— Start of DATA LINES —
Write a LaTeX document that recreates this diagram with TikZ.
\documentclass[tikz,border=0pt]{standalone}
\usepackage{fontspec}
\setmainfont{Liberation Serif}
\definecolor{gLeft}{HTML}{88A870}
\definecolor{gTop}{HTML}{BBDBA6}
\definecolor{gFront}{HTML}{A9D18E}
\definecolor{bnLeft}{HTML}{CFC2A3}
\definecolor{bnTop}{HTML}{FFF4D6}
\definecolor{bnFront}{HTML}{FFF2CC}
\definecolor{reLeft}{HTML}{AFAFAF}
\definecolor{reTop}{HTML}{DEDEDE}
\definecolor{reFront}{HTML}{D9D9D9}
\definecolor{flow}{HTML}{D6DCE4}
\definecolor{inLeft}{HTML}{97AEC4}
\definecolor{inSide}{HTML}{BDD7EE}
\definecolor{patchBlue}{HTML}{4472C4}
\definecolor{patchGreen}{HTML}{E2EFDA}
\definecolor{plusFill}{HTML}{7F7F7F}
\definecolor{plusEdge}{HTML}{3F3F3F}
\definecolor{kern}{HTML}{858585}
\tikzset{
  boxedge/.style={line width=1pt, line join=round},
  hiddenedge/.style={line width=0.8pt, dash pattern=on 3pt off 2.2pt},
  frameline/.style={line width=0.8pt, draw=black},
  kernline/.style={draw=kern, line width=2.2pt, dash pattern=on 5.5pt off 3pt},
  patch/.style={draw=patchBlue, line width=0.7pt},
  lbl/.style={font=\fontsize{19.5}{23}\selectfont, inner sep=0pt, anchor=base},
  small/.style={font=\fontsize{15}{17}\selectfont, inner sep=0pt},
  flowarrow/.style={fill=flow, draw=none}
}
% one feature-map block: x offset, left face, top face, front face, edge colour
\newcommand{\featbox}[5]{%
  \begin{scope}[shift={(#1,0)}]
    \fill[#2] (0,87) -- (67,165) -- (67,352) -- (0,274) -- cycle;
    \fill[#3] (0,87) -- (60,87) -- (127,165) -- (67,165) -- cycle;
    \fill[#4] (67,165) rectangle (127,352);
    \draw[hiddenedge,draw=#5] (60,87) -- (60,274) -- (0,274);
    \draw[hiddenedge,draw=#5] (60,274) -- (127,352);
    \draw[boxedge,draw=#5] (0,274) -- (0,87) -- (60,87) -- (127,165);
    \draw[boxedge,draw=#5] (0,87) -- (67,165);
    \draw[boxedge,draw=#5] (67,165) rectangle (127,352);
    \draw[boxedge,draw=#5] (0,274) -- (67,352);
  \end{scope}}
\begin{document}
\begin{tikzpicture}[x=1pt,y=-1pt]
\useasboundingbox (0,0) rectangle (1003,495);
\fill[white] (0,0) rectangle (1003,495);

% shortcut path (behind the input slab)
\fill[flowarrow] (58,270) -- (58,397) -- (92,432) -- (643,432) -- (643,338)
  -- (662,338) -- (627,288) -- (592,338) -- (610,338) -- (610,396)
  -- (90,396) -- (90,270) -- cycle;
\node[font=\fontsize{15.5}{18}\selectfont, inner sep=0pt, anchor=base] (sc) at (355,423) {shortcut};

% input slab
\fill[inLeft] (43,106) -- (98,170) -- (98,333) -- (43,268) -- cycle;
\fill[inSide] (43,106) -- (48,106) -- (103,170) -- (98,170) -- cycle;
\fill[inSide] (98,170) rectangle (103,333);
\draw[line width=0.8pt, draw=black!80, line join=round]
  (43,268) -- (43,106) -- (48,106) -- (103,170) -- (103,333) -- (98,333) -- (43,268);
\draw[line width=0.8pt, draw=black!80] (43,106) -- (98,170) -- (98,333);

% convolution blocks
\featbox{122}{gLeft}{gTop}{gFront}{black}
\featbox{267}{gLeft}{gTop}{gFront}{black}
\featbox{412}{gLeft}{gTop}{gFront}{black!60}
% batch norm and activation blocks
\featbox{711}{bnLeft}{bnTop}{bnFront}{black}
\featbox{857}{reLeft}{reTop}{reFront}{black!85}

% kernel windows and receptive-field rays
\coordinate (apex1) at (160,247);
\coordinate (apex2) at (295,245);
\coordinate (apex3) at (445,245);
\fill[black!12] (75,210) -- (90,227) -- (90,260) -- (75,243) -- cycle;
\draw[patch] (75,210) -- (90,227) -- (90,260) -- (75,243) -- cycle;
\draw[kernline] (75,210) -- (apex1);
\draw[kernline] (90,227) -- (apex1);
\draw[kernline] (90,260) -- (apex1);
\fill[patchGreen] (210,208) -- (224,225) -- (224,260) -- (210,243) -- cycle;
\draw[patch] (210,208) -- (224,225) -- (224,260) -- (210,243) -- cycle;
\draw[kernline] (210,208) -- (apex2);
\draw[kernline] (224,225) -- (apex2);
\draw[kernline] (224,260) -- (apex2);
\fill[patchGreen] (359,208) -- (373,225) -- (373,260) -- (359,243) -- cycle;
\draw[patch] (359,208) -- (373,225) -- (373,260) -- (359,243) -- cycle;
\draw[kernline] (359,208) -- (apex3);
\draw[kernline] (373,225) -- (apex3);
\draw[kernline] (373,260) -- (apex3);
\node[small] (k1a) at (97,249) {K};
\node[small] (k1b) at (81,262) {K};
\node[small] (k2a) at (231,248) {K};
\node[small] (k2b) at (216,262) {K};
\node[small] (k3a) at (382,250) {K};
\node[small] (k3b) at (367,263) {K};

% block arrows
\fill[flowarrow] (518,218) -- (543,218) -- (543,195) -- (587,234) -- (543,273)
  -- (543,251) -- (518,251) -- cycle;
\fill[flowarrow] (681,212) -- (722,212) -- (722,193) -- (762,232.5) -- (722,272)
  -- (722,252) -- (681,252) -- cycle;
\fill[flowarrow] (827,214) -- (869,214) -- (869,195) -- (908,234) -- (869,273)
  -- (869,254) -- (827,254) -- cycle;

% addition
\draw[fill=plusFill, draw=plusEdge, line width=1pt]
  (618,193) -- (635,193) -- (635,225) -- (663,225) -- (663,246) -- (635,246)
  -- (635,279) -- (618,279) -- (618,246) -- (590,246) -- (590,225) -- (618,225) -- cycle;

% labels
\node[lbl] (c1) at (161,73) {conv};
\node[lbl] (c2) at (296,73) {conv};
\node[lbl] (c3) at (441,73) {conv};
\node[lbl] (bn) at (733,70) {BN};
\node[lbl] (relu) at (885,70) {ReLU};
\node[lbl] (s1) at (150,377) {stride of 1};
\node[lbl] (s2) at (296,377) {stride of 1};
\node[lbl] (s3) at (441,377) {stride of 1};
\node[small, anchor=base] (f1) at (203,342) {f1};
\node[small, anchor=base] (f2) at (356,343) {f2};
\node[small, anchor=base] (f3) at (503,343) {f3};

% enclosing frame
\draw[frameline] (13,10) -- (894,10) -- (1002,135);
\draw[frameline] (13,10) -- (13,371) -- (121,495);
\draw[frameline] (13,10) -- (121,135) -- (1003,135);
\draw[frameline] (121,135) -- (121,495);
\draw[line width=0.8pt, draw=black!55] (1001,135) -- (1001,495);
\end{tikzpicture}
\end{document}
— End of DATA LINES —
Your task is to transcribe the material exactly.

Write a LaTeX document that recreates this diagram with TikZ.
\documentclass[tikz,border=0pt]{standalone}
\usepackage{fontspec}
\setmainfont{Liberation Serif}
\definecolor{gLeft}{HTML}{88A870}
\definecolor{gTop}{HTML}{BBDBA6}
\definecolor{gFront}{HTML}{A9D18E}
\definecolor{bnLeft}{HTML}{CFC2A3}
\definecolor{bnTop}{HTML}{FFF4D6}
\definecolor{bnFront}{HTML}{FFF2CC}
\definecolor{reLeft}{HTML}{AFAFAF}
\definecolor{reTop}{HTML}{DEDEDE}
\definecolor{reFront}{HTML}{D9D9D9}
\definecolor{flow}{HTML}{D6DCE4}
\definecolor{inLeft}{HTML}{97AEC4}
\definecolor{inSide}{HTML}{BDD7EE}
\definecolor{patchBlue}{HTML}{4472C4}
\definecolor{patchGreen}{HTML}{E2EFDA}
\definecolor{plusFill}{HTML}{7F7F7F}
\definecolor{plusEdge}{HTML}{3F3F3F}
\definecolor{kern}{HTML}{858585}
\tikzset{
  boxedge/.style={line width=1pt, line join=round},
  hiddenedge/.style={line width=0.8pt, dash pattern=on 3pt off 2.2pt},
  frameline/.style={line width=0.8pt, draw=black},
  kernline/.style={draw=kern, line width=2.2pt, dash pattern=on 5.5pt off 3pt},
  patch/.style={draw=patchBlue, line width=0.7pt},
  lbl/.style={font=\fontsize{19.5}{23}\selectfont, inner sep=0pt, anchor=base},
  small/.style={font=\fontsize{15}{17}\selectfont, inner sep=0pt},
  flowarrow/.style={fill=flow, draw=none}
}
% one feature-map block: x offset, left face, top face, front face, edge colour
\newcommand{\featbox}[5]{%
  \begin{scope}[shift={(#1,0)}]
    \fill[#2] (0,87) -- (67,165) -- (67,352) -- (0,274) -- cycle;
    \fill[#3] (0,87) -- (60,87) -- (127,165) -- (67,165) -- cycle;
    \fill[#4] (67,165) rectangle (127,352);
    \draw[hiddenedge,draw=#5] (60,87) -- (60,274) -- (0,274);
    \draw[hiddenedge,draw=#5] (60,274) -- (127,352);
    \draw[boxedge,draw=#5] (0,274) -- (0,87) -- (60,87) -- (127,165);
    \draw[boxedge,draw=#5] (0,87) -- (67,165);
    \draw[boxedge,draw=#5] (67,165) rectangle (127,352);
    \draw[boxedge,draw=#5] (0,274) -- (67,352);
  \end{scope}}
\begin{document}
\begin{tikzpicture}[x=1pt,y=-1pt]
\useasboundingbox (0,0) rectangle (1003,495);
\fill[white] (0,0) rectangle (1003,495);

% shortcut path (behind the input slab)
\fill[flowarrow] (58,270) -- (58,397) -- (92,432) -- (643,432) -- (643,338)
  -- (662,338) -- (627,288) -- (592,338) -- (610,338) -- (610,396)
  -- (90,396) -- (90,270) -- cycle;
\node[font=\fontsize{15.5}{18}\selectfont, inner sep=0pt, anchor=base] (sc) at (355,423) {shortcut};

% input slab
\fill[inLeft] (43,106) -- (98,170) -- (98,333) -- (43,268) -- cycle;
\fill[inSide] (43,106) -- (48,106) -- (103,170) -- (98,170) -- cycle;
\fill[inSide] (98,170) rectangle (103,333);
\draw[line width=0.8pt, draw=black!80, line join=round]
  (43,268) -- (43,106) -- (48,106) -- (103,170) -- (103,333) -- (98,333) -- (43,268);
\draw[line width=0.8pt, draw=black!80] (43,106) -- (98,170) -- (98,333);

% convolution blocks
\featbox{122}{gLeft}{gTop}{gFront}{black}
\featbox{267}{gLeft}{gTop}{gFront}{black}
\featbox{412}{gLeft}{gTop}{gFront}{black!60}
% batch norm and activation blocks
\featbox{711}{bnLeft}{bnTop}{bnFront}{black}
\featbox{857}{reLeft}{reTop}{reFront}{black!85}

% kernel windows and receptive-field rays
\coordinate (apex1) at (160,247);
\coordinate (apex2) at (295,245);
\coordinate (apex3) at (445,245);
\fill[black!12] (75,210) -- (90,227) -- (90,260) -- (75,243) -- cycle;
\draw[patch] (75,210) -- (90,227) -- (90,260) -- (75,243) -- cycle;
\draw[kernline] (75,210) -- (apex1);
\draw[kernline] (90,227) -- (apex1);
\draw[kernline] (90,260) -- (apex1);
\fill[patchGreen] (210,208) -- (224,225) -- (224,260) -- (210,243) -- cycle;
\draw[patch] (210,208) -- (224,225) -- (224,260) -- (210,243) -- cycle;
\draw[kernline] (210,208) -- (apex2);
\draw[kernline] (224,225) -- (apex2);
\draw[kernline] (224,260) -- (apex2);
\fill[patchGreen] (359,208) -- (373,225) -- (373,260) -- (359,243) -- cycle;
\draw[patch] (359,208) -- (373,225) -- (373,260) -- (359,243) -- cycle;
\draw[kernline] (359,208) -- (apex3);
\draw[kernline] (373,225) -- (apex3);
\draw[kernline] (373,260) -- (apex3);
\node[small] (k1a) at (97,249) {K};
\node[small] (k1b) at (81,262) {K};
\node[small] (k2a) at (231,248) {K};
\node[small] (k2b) at (216,262) {K};
\node[small] (k3a) at (382,250) {K};
\node[small] (k3b) at (367,263) {K};

% block arrows
\fill[flowarrow] (518,218) -- (543,218) -- (543,195) -- (587,234) -- (543,273)
  -- (543,251) -- (518,251) -- cycle;
\fill[flowarrow] (681,212) -- (722,212) -- (722,193) -- (762,232.5) -- (722,272)
  -- (722,252) -- (681,252) -- cycle;
\fill[flowarrow] (827,214) -- (869,214) -- (869,195) -- (908,234) -- (869,273)
  -- (869,254) -- (827,254) -- cycle;

% addition
\draw[fill=plusFill, draw=plusEdge, line width=1pt]
  (618,193) -- (635,193) -- (635,225) -- (663,225) -- (663,246) -- (635,246)
  -- (635,279) -- (618,279) -- (618,246) -- (590,246) -- (590,225) -- (618,225) -- cycle;

% labels
\node[lbl] (c1) at (161,73) {conv};
\node[lbl] (c2) at (296,73) {conv};
\node[lbl] (c3) at (441,73) {conv};
\node[lbl] (bn) at (733,70) {BN};
\node[lbl] (relu) at (885,70) {ReLU};
\node[lbl] (s1) at (150,377) {stride of 1};
\node[lbl] (s2) at (296,377) {stride of 1};
\node[lbl] (s3) at (441,377) {stride of 1};
\node[small, anchor=base] (f1) at (203,342) {f1};
\node[small, anchor=base] (f2) at (356,343) {f2};
\node[small, anchor=base] (f3) at (503,343) {f3};

% enclosing frame
\draw[frameline] (13,10) -- (894,10) -- (1002,135);
\draw[frameline] (13,10) -- (13,371) -- (121,495);
\draw[frameline] (13,10) -- (121,135) -- (1003,135);
\draw[frameline] (121,135) -- (121,495);
\draw[line width=0.8pt, draw=black!55] (1001,135) -- (1001,495);
\end{tikzpicture}
\end{document}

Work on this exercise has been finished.